SPRING FORWARD

Shot of hydrilla on Spring Bayou

 

Spring Bayou Lake Is Back To Its Former Glory Thanks To Some Hungry Fish

story by TREY ILES, LDWF Public Information

Spring Bayou Lake was a 1970s hit, as big as disco, bell bottom jeans and shag carpet. The 2,718-acre waterbody located in Avoyelles Parish drew anglers and other outdoorsmen and women throughout central Louisiana because of its fertile fishery and plentiful waterfowl action.

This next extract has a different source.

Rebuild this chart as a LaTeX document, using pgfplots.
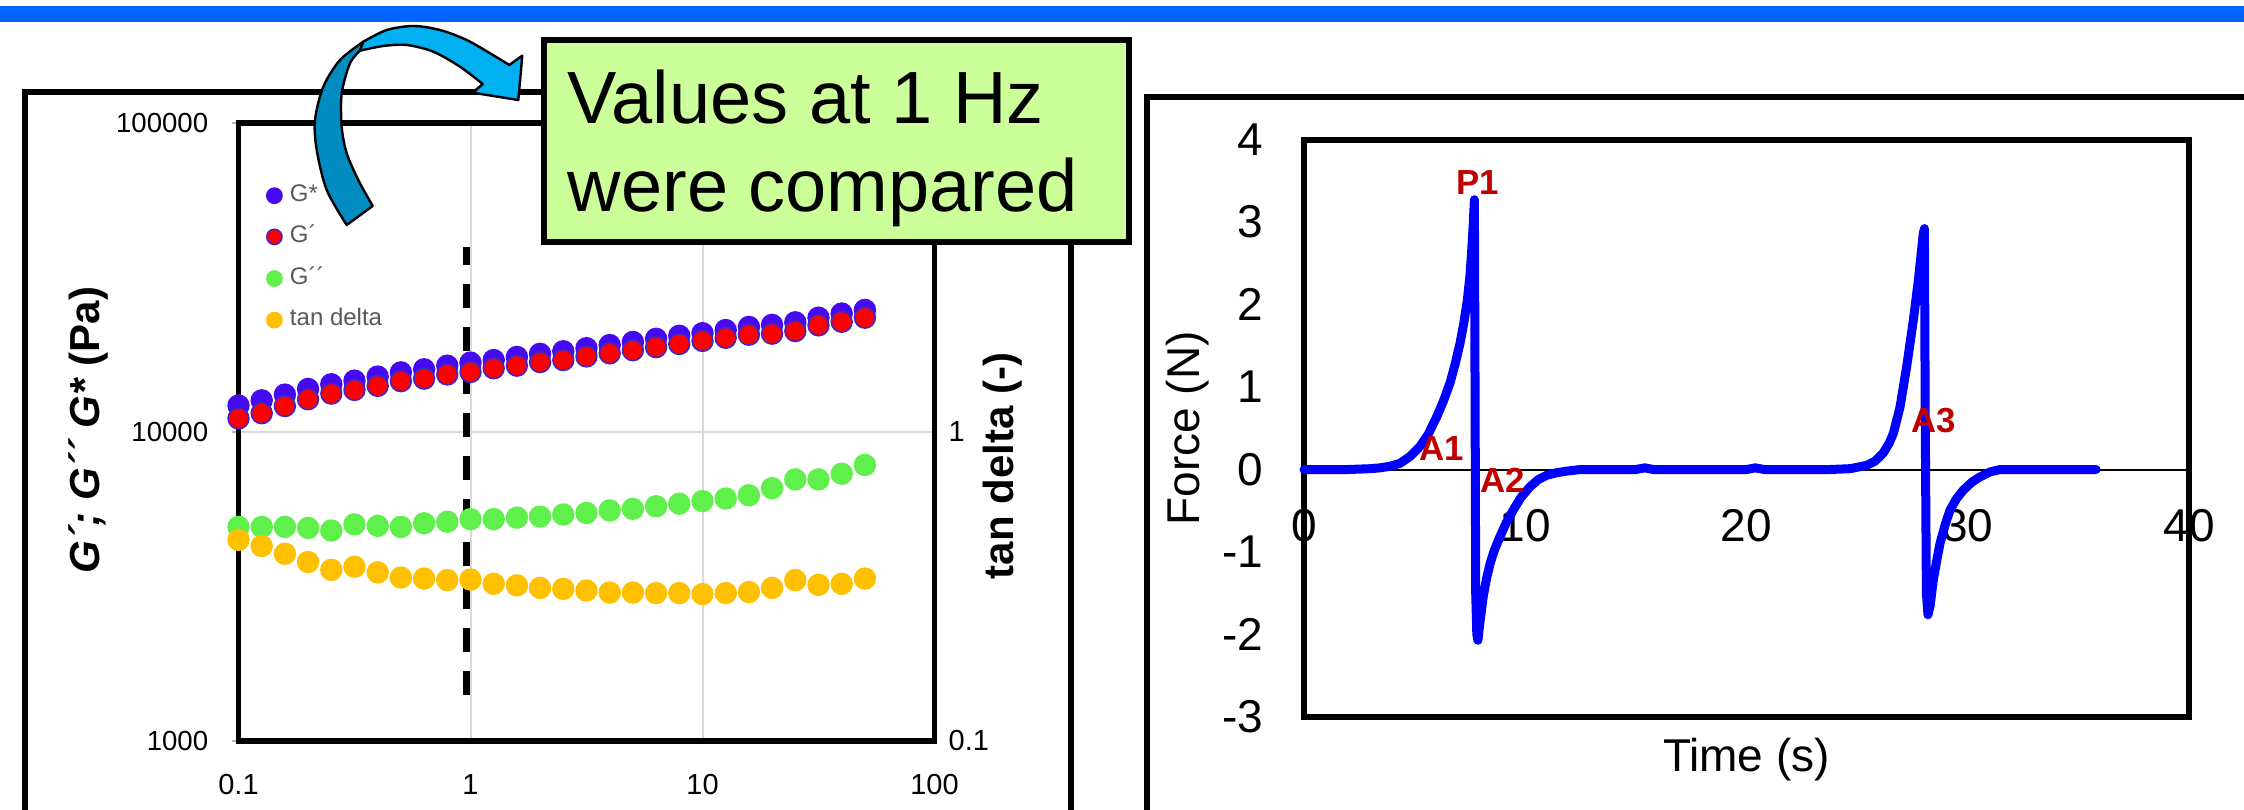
\documentclass[border=0pt]{standalone}
\usepackage{pgfplots}
\pgfplotsset{compat=1.18}
\usepackage{fontspec}
\setmainfont{Liberation Sans}
\definecolor{band}{RGB}{0,102,255}
\definecolor{gstar}{RGB}{70,10,240}
\definecolor{gprime}{RGB}{255,0,0}
\definecolor{gpedge}{RGB}{60,40,200}
\definecolor{gdd}{RGB}{95,240,75}
\definecolor{tanc}{RGB}{255,192,0}
\definecolor{callout}{RGB}{204,255,153}
\definecolor{arrowlight}{RGB}{0,176,240}
\definecolor{arrowdark}{RGB}{0,140,192}
\definecolor{lbl}{RGB}{192,0,0}
\definecolor{gridc}{RGB}{217,217,217}
\definecolor{legtext}{RGB}{89,89,89}

\pgfplotstableread{
x G Gp Gdd tan
0.1000 12180 11060 4930 0.4477
0.1259 12660 11500 4930 0.4276
0.1585 13210 12130 4930 0.4036
0.1995 13780 12760 4893 0.3795
0.2512 14270 13310 4799 0.3581
0.3162 14660 13680 5025 0.3665
0.3981 15110 14100 4968 0.3513
0.5012 15590 14600 4930 0.3381
0.6310 15950 14880 5064 0.3355
0.7943 16390 15350 5123 0.3317
1.0000 16770 15640 5222 0.3330
1.2590 17090 16070 5222 0.3227
1.5850 17490 16390 5283 0.3190
1.9950 17900 16830 5324 0.3130
2.5120 18250 17090 5407 0.3106
3.1620 18670 17560 5470 0.3070
3.9810 19110 17970 5575 0.3023
5.0120 19560 18390 5640 0.3023
6.3100 20020 18820 5749 0.3011
7.9430 20480 19260 5860 0.3011
10.000 20880 19710 5974 0.2988
12.590 21370 20170 6090 0.3011
15.850 21870 20640 6240 0.3035
19.950 22210 20800 6580 0.3130
25.120 22640 21210 7025 0.3317
31.620 23430 22130 7025 0.3202
39.810 24170 22730 7328 0.3227
50.120 24830 23430 7824 0.3355
}\rheo

\begin{document}
\begin{tikzpicture}
\useasboundingbox (0,0) rectangle (561pt,-202.5pt);
\begin{scope}[x=0.25pt,y=-0.25pt]
\fill[band] (0,6) rectangle (2244,22);
\draw[line width=1.5pt] (24.5,900) -- (24.5,92) -- (1071,92) -- (1071,900);
\draw[line width=1.6pt] (1147,900) -- (1147,97) -- (2300,97);
\end{scope}

% ---------- left panel ----------
\begin{axis}[
  at={(59.625pt,-185.25pt)}, anchor=south west,
  width=174pt, height=154.5pt, scale only axis,
  xmode=log, ymode=log, xmin=0.1, xmax=100, ymin=1000, ymax=100000,
  xtick={0.1,1,10,100}, xticklabels={0.1,1,10,100},
  ytick={1000,10000,100000}, yticklabels={1000,10000,100000},
  xminorticks=false, yminorticks=false,
  grid=major, major grid style={draw=gridc, line width=0.5pt},
  axis line style={line width=1.4pt},
  ytick pos=left, xtick pos=bottom,
  tick align=outside, major tick length=1.75pt,
  tick style={draw=gray!60, line width=0.5pt},
  xtick style={draw=none},
  /pgf/number format/assume math mode=true,
  xticklabel style={font=\fontsize{7.25}{8}\selectfont, yshift=-3pt},
  yticklabel style={font=\fontsize{6.9}{8}\selectfont, xshift=-2.3pt},
  ylabel={{\bfseries\itshape G´; G´´ G*} \textbf{(Pa)}},
  every axis y label/.style={at={(axis description cs:-0.2162,0.503)}, anchor=center, rotate=90, font=\fontsize{10.5}{12}\selectfont},
  legend image code/.code={\draw[#1,mark size=1.9pt] plot coordinates {(0pt,0pt)};},
  legend cell align=left,
  legend style={draw=none, fill=none, at={(axis description cs:0.0395,0.915)}, anchor=north west,
    font=\fontsize{6}{7}\selectfont, row sep=0.5pt, column sep=0pt, inner sep=0pt, nodes={text=legtext}},
  clip=false,
]
\addplot[only marks, mark=*, mark size=2.6pt, color=gstar, mark options={fill=gstar, draw=gstar}] table[x=x, y=G] {\rheo};
\addlegendentry{G*}
\addplot[only marks, mark=*, mark size=2.6pt, color=gpedge, mark options={fill=gprime, draw=gpedge, line width=0.4pt}] table[x=x, y=Gp] {\rheo};
\addlegendentry{G´}
\addplot[only marks, mark=*, mark size=2.6pt, color=gdd, mark options={fill=gdd, draw=gdd}] table[x=x, y=Gdd] {\rheo};
\addlegendentry{G´´}
\addlegendimage{only marks, mark=*, color=tanc, mark options={fill=tanc, draw=tanc}}
\addlegendentry{tan delta}
\draw[line width=1.75pt, dash pattern=on 6pt off 4.75pt] (axis cs:0.962,1411) -- (axis cs:0.962,39700);
\end{axis}

\begin{axis}[
  at={(59.625pt,-185.25pt)}, anchor=south west,
  width=174pt, height=154.5pt, scale only axis,
  xmode=log, ymode=log, xmin=0.1, xmax=100, ymin=0.1, ymax=10,
  axis x line=none, axis y line*=right,
  ytick={0.1,1}, yticklabels={0.1,1},
  yminorticks=false, major tick length=0pt,
  axis line style={line width=1.4pt},
  /pgf/number format/assume math mode=true,
  tick label style={font=\fontsize{7.25}{8}\selectfont},
  ylabel={\textbf{tan delta (-)}},
  every axis y label/.style={at={(axis description cs:1.0985,0.445)}, anchor=center, rotate=90, font=\fontsize{10.5}{12}\selectfont},
  clip=false,
]
\addplot[only marks, mark=*, mark size=2.6pt, color=tanc, mark options={fill=tanc, draw=tanc}] table[x=x, y=tan] {\rheo};
\end{axis}

% ---------- right panel ----------
\begin{axis}[
  at={(326pt,-179.25pt)}, anchor=south west,
  width=221.25pt, height=144.375pt, scale only axis,
  xmin=0, xmax=40, ymin=-3, ymax=4,
  xtick={0,10,20,30,40}, xticklabels={0,10,20,30,40},
  ytick={-3,-2,-1,0,1,2,3,4}, yticklabels={-3,-2,-1,0,1,2,3,4},
  major tick length=0pt,
  axis line style={line width=1.5pt},
  /pgf/number format/assume math mode=true,
  tick label style={font=\fontsize{11.5}{13}\selectfont},
  xticklabel style={yshift=55.4pt},
  yticklabel style={xshift=-6.7pt},
  xlabel={Time (s)}, ylabel={Force (N)},
  every axis x label/.style={at={(axis description cs:0.5,-0.073)}, anchor=center, font=\fontsize{11.5}{13}\selectfont},
  every axis y label/.style={at={(axis description cs:-0.131,0.5)}, anchor=center, rotate=90, font=\fontsize{11.5}{13}\selectfont},
  clip=false,
]
\draw[black, line width=0.5pt] (axis cs:0,0) -- (axis cs:40,0);
\addplot[blue, line width=2.25pt, line join=round, line cap=round] coordinates {
(0,0) (1,0) (2,0) (3,0.01) (3.43,0.02) (3.9,0.04) (4.34,0.075) (4.8,0.16) (5.24,0.28) (5.6,0.42)
(6.0,0.64) (6.3,0.83) (6.6,1.05) (6.85,1.3) (7.05,1.53) (7.22,1.77) (7.38,2.05) (7.5,2.35) (7.58,2.66)
(7.65,2.98) (7.7,3.27) (7.73,1.0) (7.76,-1.5) (7.81,-2.0) (7.86,-2.07) (7.95,-1.85) (8.10,-1.54)
(8.25,-1.32) (8.41,-1.14) (8.6,-0.98) (8.86,-0.81) (9.15,-0.64) (9.46,-0.49) (9.8,-0.34) (10.21,-0.21)
(10.6,-0.12) (10.97,-0.07) (11.4,-0.04) (11.87,-0.02) (12.5,0) (15,0) (15.4,0.02) (15.8,0) (20,0) (20.4,0.02)
(20.8,0) (23.77,0) (24.68,0.01) (25.43,0.05) (25.8,0.1) (26.18,0.2) (26.45,0.32) (26.64,0.44)
(26.94,0.76) (27.24,1.25) (27.54,1.81) (27.77,2.30) (27.99,2.86) (28.04,2.92) (28.08,0.5) (28.13,-1.5)
(28.2,-1.76) (28.3,-1.65) (28.44,-1.34) (28.6,-1.1) (28.75,-0.89) (29.0,-0.65) (29.2,-0.49) (29.5,-0.35)
(29.8,-0.25) (30.2,-0.15) (30.55,-0.09) (31.0,-0.03) (31.46,0) (35.8,0)};
\begin{scope}[every node/.style={text=lbl, font=\bfseries\fontsize{8.7}{10}\selectfont, inner sep=0pt, anchor=center}]
\node at (axis cs:7.86,3.48) {P1};
\node at (axis cs:6.22,0.26) {A1};
\node at (axis cs:8.99,-0.127) {A2};
\node at (axis cs:28.47,0.59) {A3};
\end{scope}
\end{axis}

% ---------- callout and arrow ----------
\begin{scope}[x=0.25pt,y=-0.25pt]
\draw[line width=1.5pt, fill=callout] (544,40) rectangle (1129,242);
\node[anchor=base west, inner sep=0pt, font=\fontsize{18.5}{22}\selectfont] at (567,124) {Values at 1 Hz};
\node[anchor=base west, inner sep=0pt, font=\fontsize{18.5}{22}\selectfont] at (567,212) {were compared};
\filldraw[fill=arrowdark, draw=black, line width=0.6pt, line join=round]
  plot[smooth] coordinates {(363.3,41.7) (340,60) (323.3,86.7) (315,120) (316.7,150) (326.7,190) (346.7,225)}
  -- plot[smooth] coordinates {(372.7,206) (358.3,180) (346.7,153.3) (341.7,126.7) (341.7,93.3) (350,63.3) (360,50.7)}
  -- cycle;
\filldraw[fill=arrowlight, draw=black, line width=0.6pt, line join=round]
  plot[smooth] coordinates {(363.3,41.7) (386.7,30) (413.3,26) (440,30) (466.7,40) (490,53.3) (509.3,65)}
  -- (522.3,55.7) -- (518.3,100) -- (472.7,92.7) --
  plot[smooth] coordinates {(482.7,84) (460,66.7) (433.3,51.7) (406.7,45) (383.3,46) (360,50.7)}
  -- cycle;
\end{scope}
\end{tikzpicture}
\end{document}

Unfortunately, invasive exotic aquatic plants in the 1990s quickly took over and crowded out the various user groups.

IN THE BEGINNING
The reservoir that makes up the Spring Bayou Lake complex was formed by the Red River and is part of the river’s backwater system. Historically, the area was dependent on backwater from the Red River and annually underwent a cycle of flooding and drying. A 100-foot concrete dam was built on Little River in 1955, which stabilized water levels within Spring Bayou and curtailed annual backwater flooding.

In the early 1970s, it was closed off and took off as a popular fishing destination. But because it is a shallow system, only 3 to 4 feet deep in most areas, vegetation came in and, because of Louisiana’s temperate climate, flourished through the years.

The waterbody has also accumulated an excessive amount of silt through the years, producing a less than suitable spawning substrate for nesting fish. In 1988 and ‘89, a channel as deep as 12 feet was dredged four miles long, connecting the major lake systems in the complex. The channel provides deep water of adequate quality to sustain fish during summer and fall drawdowns.

The exotic and invasive aquatic plant hydrilla encroached on the popular venue in 1994. By 1996, it covered approximately 75-80 percent of the lake. Other invasive plants, most notably American lotus, also began to spread throughout the complex around the same time.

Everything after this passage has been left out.